Uncle John knows pretty much everything—and if he doesn’t, he heads his massive research library, or puts one of his many associates on the case. So go ahead: In the comments below, ask Uncle John anything. (And if we answer your question sometime, we’ll send you a free book!)
What exactly are those “chocolate diamonds” I’ve seen advertised?
Diamonds are rare, diamonds are expensive, diamonds are a girl’s best friend, a diamond should cost two months salary, and diamonds should follow the 3 “Cs” of cut, clarity, color, and carat weight. There are a lot of notions out there about diamonds, and almost all of them come to us through years of aggressive marketing by the diamond jewelry industry.
For decades, “chocolate diamonds” have been referred to in the mining industry as, simply enough, “brown diamonds.” Because they’re naturally brown and not clear and shimmery like the more palatable jewelry grade diamonds, they were used for industrial purposes (primarily in huge drill bits for ore mining operations). Why are they brown? Degradation over time and infestation by nickel deposits.
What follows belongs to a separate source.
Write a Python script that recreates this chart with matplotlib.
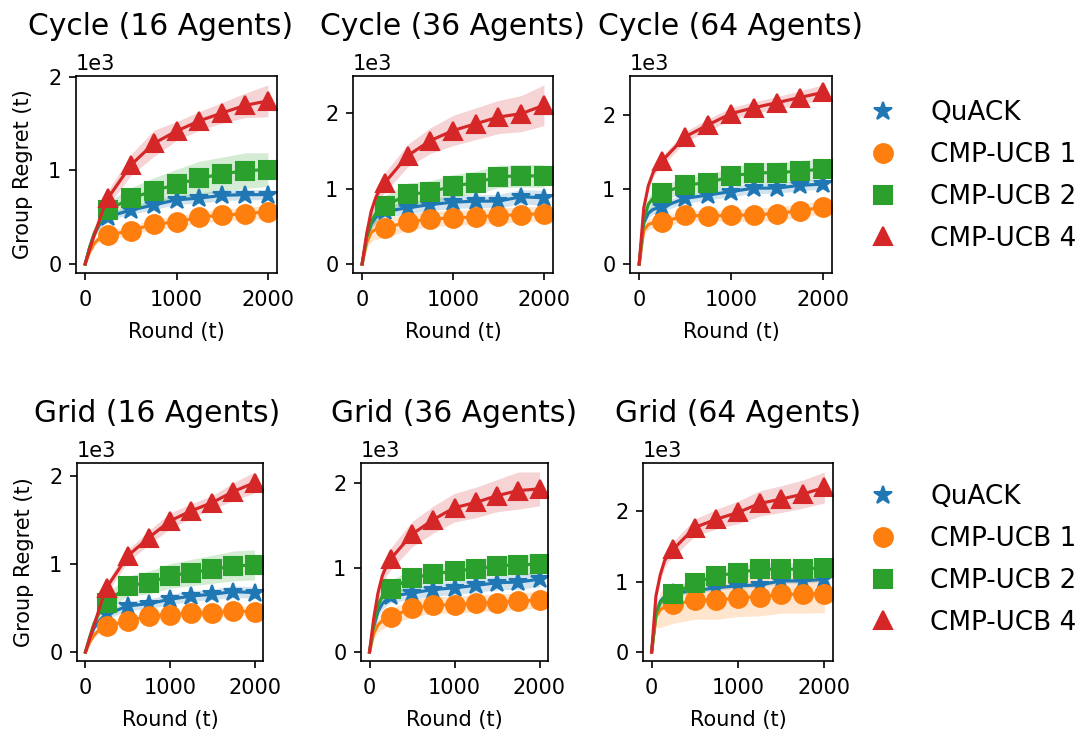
import matplotlib
matplotlib.use("Agg")
from matplotlib import pyplot as plt
from matplotlib.lines import Line2D
import numpy as np

rounds = [0, 50, 100, 150, 200, 250, 500, 750, 1000, 1250, 1500, 1750, 2000]

labels = ["QuACK", "CMP-UCB 1", "CMP-UCB 2", "CMP-UCB 4"]
colors = ["tab:blue", "tab:orange", "tab:green", "tab:red"]
markers = ["*", "o", "s", "^"]

# cycle, 16 agents
c16_quack = [0, 180, 320, 410, 470, 505, 575, 630, 685, 703, 733, 740, 740]
c16_quack_sd = [0, 20, 30, 35, 40, 40, 45, 50, 50, 55, 55, 55, 55]
c16_ucb1 = [0, 130, 220, 270, 295, 311, 355, 428, 447, 502, 520, 538, 557]
c16_ucb1_sd = [0, 20, 30, 40, 45, 45, 50, 55, 60, 60, 65, 65, 70]
c16_ucb2 = [0, 180, 330, 430, 520, 575, 703, 780, 850, 916, 960, 996, 1007]
c16_ucb2_sd = [0, 30, 50, 70, 80, 90, 110, 140, 160, 180, 180, 190, 180]
c16_ucb4 = [0, 160, 310, 450, 590, 703, 1055, 1286, 1418, 1527, 1612, 1692, 1740]
c16_ucb4_sd = [0, 20, 40, 60, 70, 80, 110, 140, 100, 100, 110, 130, 170]

# cycle, 36 agents
c36_quack = [0, 330, 530, 620, 670, 700, 745, 790, 821, 835, 835, 893, 879]
c36_quack_sd = [0, 40, 60, 70, 75, 80, 80, 80, 85, 85, 90, 95, 100]
c36_ucb1 = [0, 280, 420, 460, 470, 478, 558, 598, 612, 625, 643, 656, 670]
c36_ucb1_sd = [0, 80, 120, 130, 130, 130, 110, 100, 100, 100, 100, 100, 100]
c36_ucb2 = [0, 350, 560, 670, 730, 768, 924, 955, 1036, 1080, 1161, 1170, 1170]
c36_ucb2_sd = [0, 60, 100, 120, 130, 140, 150, 150, 150, 150, 150, 150, 150]
c36_ucb4 = [0, 400, 700, 880, 1000, 1080, 1437, 1638, 1772, 1862, 1951, 1996, 2107]
c36_ucb4_sd = [0, 50, 90, 110, 120, 130, 150, 170, 200, 210, 220, 240, 270]

# cycle, 64 agents
c64_quack = [0, 550, 680, 730, 750, 764, 879, 924, 970, 1016, 1016, 1053, 1070]
c64_quack_sd = [0, 50, 60, 60, 60, 60, 65, 65, 70, 70, 70, 70, 70]
c64_ucb1 = [0, 450, 530, 550, 555, 560, 650, 645, 650, 660, 675, 715, 760]
c64_ucb1_sd = [0, 60, 70, 70, 70, 70, 70, 70, 80, 90, 90, 90, 90]
c64_ucb2 = [0, 600, 800, 880, 920, 947, 1062, 1085, 1176, 1222, 1222, 1245, 1270]
c64_ucb2_sd = [0, 80, 100, 100, 100, 100, 100, 110, 120, 130, 140, 140, 140]
c64_ucb4 = [0, 750, 1050, 1220, 1320, 1382, 1703, 1863, 2014, 2092, 2160, 2229, 2297]
c64_ucb4_sd = [0, 50, 60, 60, 70, 70, 70, 80, 80, 80, 80, 90, 100]

# grid, 16 agents
g16_quack = [0, 150, 270, 340, 390, 428, 523, 549, 598, 636, 655, 686, 674]
g16_quack_sd = [0, 20, 30, 40, 45, 50, 55, 55, 60, 60, 60, 65, 65]
g16_ucb1 = [0, 110, 190, 240, 270, 295, 352, 409, 420, 447, 447, 466, 458]
g16_ucb1_sd = [0, 20, 30, 40, 40, 40, 45, 45, 50, 50, 50, 50, 50]
g16_ucb2 = [0, 170, 320, 420, 500, 561, 750, 788, 864, 902, 939, 977, 989]
g16_ucb2_sd = [0, 30, 60, 80, 90, 100, 110, 130, 140, 150, 160, 170, 170]
g16_ucb4 = [0, 150, 300, 450, 600, 731, 1091, 1299, 1489, 1602, 1697, 1822, 1924]
g16_ucb4_sd = [0, 20, 30, 40, 50, 60, 70, 80, 90, 80, 80, 100, 120]

# grid, 36 agents
g36_quack = [0, 300, 480, 570, 620, 659, 699, 739, 760, 788, 820, 828, 861]
g36_quack_sd = [0, 40, 60, 70, 70, 75, 75, 80, 80, 80, 85, 85, 90]
g36_ucb1 = [0, 220, 320, 370, 400, 416, 517, 558, 558, 578, 586, 598, 618]
g36_ucb1_sd = [0, 60, 90, 100, 100, 100, 100, 100, 100, 100, 100, 100, 100]
g36_ucb2 = [0, 330, 550, 660, 720, 747, 881, 921, 962, 982, 1022, 1030, 1042]
g36_ucb2_sd = [0, 60, 90, 100, 100, 100, 100, 100, 110, 110, 110, 120, 120]
g36_ucb4 = [0, 400, 700, 900, 1020, 1103, 1394, 1568, 1709, 1770, 1851, 1911, 1931]
g36_ucb4_sd = [0, 50, 90, 110, 120, 130, 150, 160, 170, 180, 190, 220, 200]

# grid, 64 agents
g64_quack = [0, 550, 720, 790, 830, 846, 869, 917, 941, 955, 1012, 1012, 1036]
g64_quack_sd = [0, 40, 40, 40, 35, 35, 35, 35, 35, 35, 35, 35, 35]
g64_ucb1 = [0, 500, 600, 640, 660, 679, 736, 736, 774, 784, 822, 822, 831]
g64_ucb1_sd = [0, 150, 250, 270, 270, 270, 270, 270, 270, 270, 270, 270, 270]
g64_ucb2 = [0, 550, 700, 770, 800, 822, 988, 1083, 1131, 1178, 1178, 1178, 1202]
g64_ucb2_sd = [0, 60, 70, 80, 80, 80, 80, 80, 90, 90, 90, 90, 90]
g64_ucb4 = [0, 800, 1100, 1300, 1400, 1463, 1772, 1891, 1986, 2114, 2176, 2247, 2342]
g64_ucb4_sd = [0, 60, 80, 100, 100, 110, 120, 140, 160, 180, 190, 200, 220]

panels = [
    ("Cycle (16 Agents)", [c16_quack, c16_ucb1, c16_ucb2, c16_ucb4],
     [c16_quack_sd, c16_ucb1_sd, c16_ucb2_sd, c16_ucb4_sd]),
    ("Cycle (36 Agents)", [c36_quack, c36_ucb1, c36_ucb2, c36_ucb4],
     [c36_quack_sd, c36_ucb1_sd, c36_ucb2_sd, c36_ucb4_sd]),
    ("Cycle (64 Agents)", [c64_quack, c64_ucb1, c64_ucb2, c64_ucb4],
     [c64_quack_sd, c64_ucb1_sd, c64_ucb2_sd, c64_ucb4_sd]),
    ("Grid (16 Agents)", [g16_quack, g16_ucb1, g16_ucb2, g16_ucb4],
     [g16_quack_sd, g16_ucb1_sd, g16_ucb2_sd, g16_ucb4_sd]),
    ("Grid (36 Agents)", [g36_quack, g36_ucb1, g36_ucb2, g36_ucb4],
     [g36_quack_sd, g36_ucb1_sd, g36_ucb2_sd, g36_ucb4_sd]),
    ("Grid (64 Agents)", [g64_quack, g64_ucb1, g64_ucb2, g64_ucb4],
     [g64_quack_sd, g64_ucb1_sd, g64_ucb2_sd, g64_ucb4_sd]),
]

# axes boxes in pixels: left, right, top, bottom
boxes = [
    (76, 277, 76, 273), (353, 553, 76, 273), (630, 832, 76, 273),
    (77, 263, 463, 661), (361, 548, 463, 661), (643, 833, 463, 661),
]
# first column titles sit a bit left of the axes centre
title_x = [0.42, 0.5, 0.5, 0.43, 0.5, 0.5]

W, H = 1086, 731
fig = plt.figure(figsize=(W / 150, H / 150), dpi=150)

x = np.array(rounds)
mark_idx = [i for i, r in enumerate(rounds) if r >= 250]

for k, (title, means, sds) in enumerate(panels):
    l, r, t, b = boxes[k]
    ax = fig.add_axes([l / W, 1 - b / H, (r - l) / W, (b - t) / H])
    for m, s, c, mk in zip(means, sds, colors, markers):
        m = np.array(m)
        s = np.array(s)
        ax.fill_between(x, m - s, m + s, color=c, alpha=0.2, linewidth=0)
        ax.plot(x, m, color=c, marker=mk, markevery=mark_idx, markersize=9)
    ax.set_title(title, fontsize=14.3, pad=9, x=title_x[k])
    ax.set_xlabel("Round (t)", fontsize=10, labelpad=6)
    if k % 3 == 0:
        ax.set_ylabel("Group Regret (t)", fontsize=10, labelpad=7.5)
    ax.set_xticks([0, 1000, 2000])
    ax.tick_params(axis="x", pad=4.5)
    ax.ticklabel_format(axis="y", style="sci", scilimits=(0, 0))

handles = [Line2D([], [], color=c, marker=mk, linestyle="None", markersize=9)
           for c, mk in zip(colors, markers)]
for yc in [176, 560]:
    fig.legend(handles, labels, loc="center left", bbox_to_anchor=(846 / W, 1 - yc / H),
               frameon=False, fontsize=12.6, borderaxespad=0, labelspacing=0.6)

fig.savefig("out.png", dpi=150)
The leading producer of brown diamonds is Australia. However, the diamond industry has developed a process in which high heat and pressure are exerted on brown diamonds and it turns them near-colorless. At any rate, and even with the treatment, brown diamonds are less expensive than naturally clear diamonds. They’re also “cruelty-free”—they’re not mined under poor working conditions in Africa.
In 2000, jeweler Le Vian began buying up large quantities of brown diamonds…and kept them brown. They came up with a marketing term to make them more palatable, and they trademarked it: Chocolate Diamonds.